At Fictiv, we use on track/off track to create results-based updates and help hold each other accountable for our projects and deadlines.

The On Track / Off Track Framework

Framework Graphic

Project drivers need to ask contributors to their project one question to start: Are you on track or off track? From there, they move down the decision tree.

How to Report On Track

If a contributor responds that he or she is on track, the driver asks two important questions:

1. How do you know?

It’s the responsibility of the Driver of a given project (read up on the DACI framework for more background on Drivers/Contributors) to ask this question and judge whether or not it’s true.

It’s important that this questions is bounded with a measurable result and ideally is also time bounded.

2. What is the next measurable goal?

This is important for helping the contributor stay on track to hit the upcoming milestone.

The Driver is responsible for keeping track of this data point and ensuring everyone agrees that it’s truly the next major milestone to hit.

How to Report Off Track

While we all hope to be on track all the time, things do slip.
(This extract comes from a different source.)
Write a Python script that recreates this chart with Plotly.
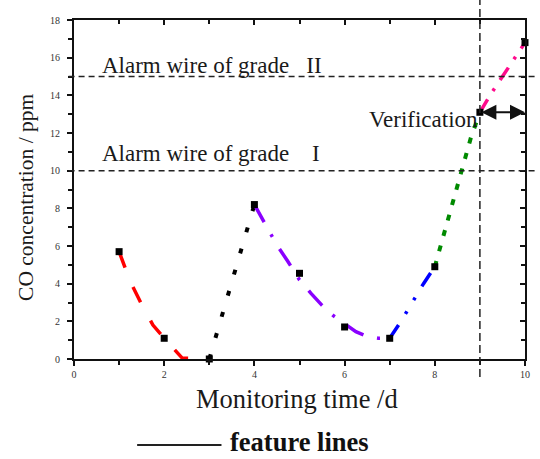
import plotly.graph_objects as go

# Measured CO concentration per monitoring day
days = [1, 2, 3, 4, 5, 6, 7, 8, 9, 10]
co_ppm = [5.7, 1.1, 0.0, 8.2, 4.55, 1.7, 1.1, 4.9, 13.1, 16.8]

# Feature lines between monitoring days
red_x = [1, 1.25, 1.5, 1.75, 2, 2.4, 3]
red_y = [5.7, 4.1, 2.9, 1.8, 1.1, 0.05, 0.0]
black_x = [3, 4]
black_y = [0.0, 8.2]
purple_x = [4, 4.25, 4.5, 4.75, 5, 5.25, 5.5, 5.75, 6, 6.25, 6.5, 6.75, 7]
purple_y = [8.2, 7.1, 6.05, 5.15, 4.2, 3.5, 2.85, 2.3, 1.9, 1.45, 1.2, 1.1, 1.1]
blue_x = [7, 7.25, 7.5, 7.75, 8]
blue_y = [1.1, 2.0, 3.0, 4.0, 4.9]
green_x = [8, 8.2, 8.4, 8.6, 8.8, 9]
green_y = [4.9, 6.6, 8.4, 10.05, 11.75, 13.1]
pink_x = [9, 9.25, 9.5, 9.75, 10]
pink_y = [13.1, 14.1, 15.0, 15.9, 16.8]

# Alarm thresholds and verification window
alarm_grade_1 = 10
alarm_grade_2 = 15
verify_start = 9
verify_end = 10
verify_level = 13.1

SERIF = "Liberation Serif, Times New Roman, serif"
INK = "#1a1a1a"

fig = go.Figure()

segments = [
    (red_x, red_y, "#ff0000", 3.5, "17px,21px"),
    (black_x, black_y, "#000000", 4, "5px,17px"),
    (purple_x, purple_y, "#8a00ff", 3.5, "20px,14px,3px,14px"),
    (blue_x, blue_y, "#0000ff", 3.5, "16px,13px,3px,13px,3px,13px"),
    (green_x, green_y, "#008a00", 4, "6px,10px"),
    (pink_x, pink_y, "#ff0a8c", 3.5, "15px,10px,3px,10px"),
]
for xs, ys, color, w, dash in segments:
    fig.add_trace(go.Scatter(x=xs, y=ys, mode="lines",
                             line=dict(color=color, width=w, dash=dash),
                             showlegend=False, hoverinfo="skip"))

fig.add_trace(go.Scatter(x=days, y=co_ppm, mode="markers",
                         marker=dict(symbol="square", size=7, color="black"),
                         cliponaxis=False, showlegend=False))

# companion trace for the mirrored top/right frame axes
fig.add_trace(go.Scatter(x=[None], y=[None], xaxis="x2", yaxis="y2",
                         showlegend=False, hoverinfo="skip"))

tick_font = dict(family=SERIF, size=10, color="#333")
axis_common = dict(showline=True, linecolor="#111", linewidth=2,
                   showgrid=False, zeroline=False, tickcolor="#111",
                   tickwidth=1.5, tickfont=tick_font)

fig.update_layout(
    width=540, height=459,
    margin=dict(l=74, r=10, t=20, b=100),
    paper_bgcolor="white", plot_bgcolor="white",
    xaxis=dict(range=[0, 10], dtick=2, ticks="outside", ticklen=5,
               minor=dict(dtick=1, ticks="outside", ticklen=4, tickcolor="#111"),
               **axis_common),
    yaxis=dict(range=[0, 18], dtick=2, ticks="outside", ticklen=5,
               ticklabelstandoff=5,
               minor=dict(dtick=1, ticks="outside", ticklen=4, tickcolor="#111"),
               **axis_common),
    xaxis2=dict(range=[0, 10], overlaying="x", side="top", dtick=2,
                ticks="inside", ticklen=5, showticklabels=False,
                minor=dict(dtick=1, ticks="inside", ticklen=4, tickcolor="#111"),
                **axis_common),
    yaxis2=dict(range=[0, 18], overlaying="y", side="right", dtick=2,
                ticks="inside", ticklen=5, showticklabels=False,
                minor=dict(dtick=1, ticks="inside", ticklen=4, tickcolor="#111"),
                **axis_common),
)

# alarm threshold lines
for level in (alarm_grade_1, alarm_grade_2):
    fig.add_shape(type="line", xref="paper", yref="y",
                  x0=-0.012, x1=1.03, y0=level, y1=level,
                  line=dict(color="#222", width=1.5, dash="6px,4px"))

# verification boundary
fig.add_shape(type="line", xref="x", yref="paper",
              x0=verify_start, x1=verify_start, y0=-0.053, y1=1.06,
              line=dict(color="#222", width=1.5, dash="8px,4px"))

# legend-style key at the bottom
fig.add_shape(type="line", xref="paper", yref="paper",
              x0=0.140, x1=0.327, y0=-0.254, y1=-0.254,
              line=dict(color="#222", width=2))

NB = "\u00a0"
annotations = [
    dict(text="Alarm wire of grade" + NB * 3 + "II", x=0.58, y=15.6,
         xref="x", yref="y", xanchor="left", yanchor="middle",
         font=dict(family=SERIF, size=23, color=INK)),
    dict(text="Alarm wire of grade" + NB * 4 + "I", x=0.58, y=10.9,
         xref="x", yref="y", xanchor="left", yanchor="middle",
         font=dict(family=SERIF, size=23, color=INK)),
    dict(text="Verification", x=9.0, y=12.7, xref="x", yref="y",
         xanchor="right", yanchor="middle",
         font=dict(family=SERIF, size=23, color=INK)),
    dict(text="Monitoring time /d", x=0.495, y=-0.118, xref="paper", yref="paper",
         xanchor="center", yanchor="middle",
         font=dict(family=SERIF, size=26.5, color=INK)),
    dict(text="CO concentration / ppm", x=-0.108, y=0.476, xref="paper", yref="paper",
         xanchor="center", yanchor="middle", textangle=-90,
         font=dict(family=SERIF, size=21.5, color=INK)),
    dict(text="<b>feature lines</b>", x=0.50, y=-0.246, xref="paper", yref="paper",
         xanchor="center", yanchor="middle", borderpad=0,
         font=dict(family=SERIF, size=26.5, color="#111")),
]
for a in annotations:
    fig.add_annotation(showarrow=False, **a)

# double-headed arrow spanning the verification window
fig.add_annotation(x=verify_end, y=verify_level, ax=verify_start, ay=verify_level,
                   xref="x", yref="y", axref="x", ayref="y", text="",
                   showarrow=True, arrowhead=2, startarrowhead=2,
                   arrowside="end+start", arrowsize=1.5, startarrowsize=1.5,
                   arrowwidth=2, arrowcolor="#111")

fig.write_html("out.html")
When they do, contributors can report that they’re off track. The project Driver then needs to ask 3 questions:

1. How do you know?

Again, it’s important for the Driver to really dig into why the project is off track, to get to the root cause and hopefully find a solution.

2. What actions will you take to get back on track?

Here, it’s important to have actionable items to get the project back on track. Usually, this is done by negotiating new terms and adjusting other priorities.

3. What is the next measurable goal?

If a project is off track, it’s especially important to provide clarity around what the next milestone will be, so the project does not continue to slip.

How We’re Leveraging On Track/Off Track at Fictiv

This on track/off track framework helps us act upon our company values (stay tuned for a public deck of the Fictiv values), specifically transparency and integrity. Leveraging this framework helps us keep each other informed and encourages individuals to stay focused on their established commitments.

Here’s a good example of how to report a project status using the on track/off track framework:

“I am off track to get you the article by tomorrow at noon. I know I’m off-track because I still have two hours of research to do before being able to write the piece and estimate it will take an additional four hours to complete the piece. To get back on track I’ve talk to Nate, moved another project around and plan to get you the article by EOD tomorrow. Additionally, I’ve blocked off two hours to write the article this afternoon. You will have a final draft in your inbox by 5pm tomorrow.”

Here’s the framework as a formula:

I’m [on track/off track] to get X done by [Y time]. I know I’m off track because               [ ______ ]. I’ve taken the following steps to get back on track: [ ______ ]. My next major milestone is [ ______ ], and I will have it completed by [ ______ ].

We’re finding this framework to be very effective in helping us progress efficiently toward our larger team goals and I hope this can be a helpful tool for your company as well!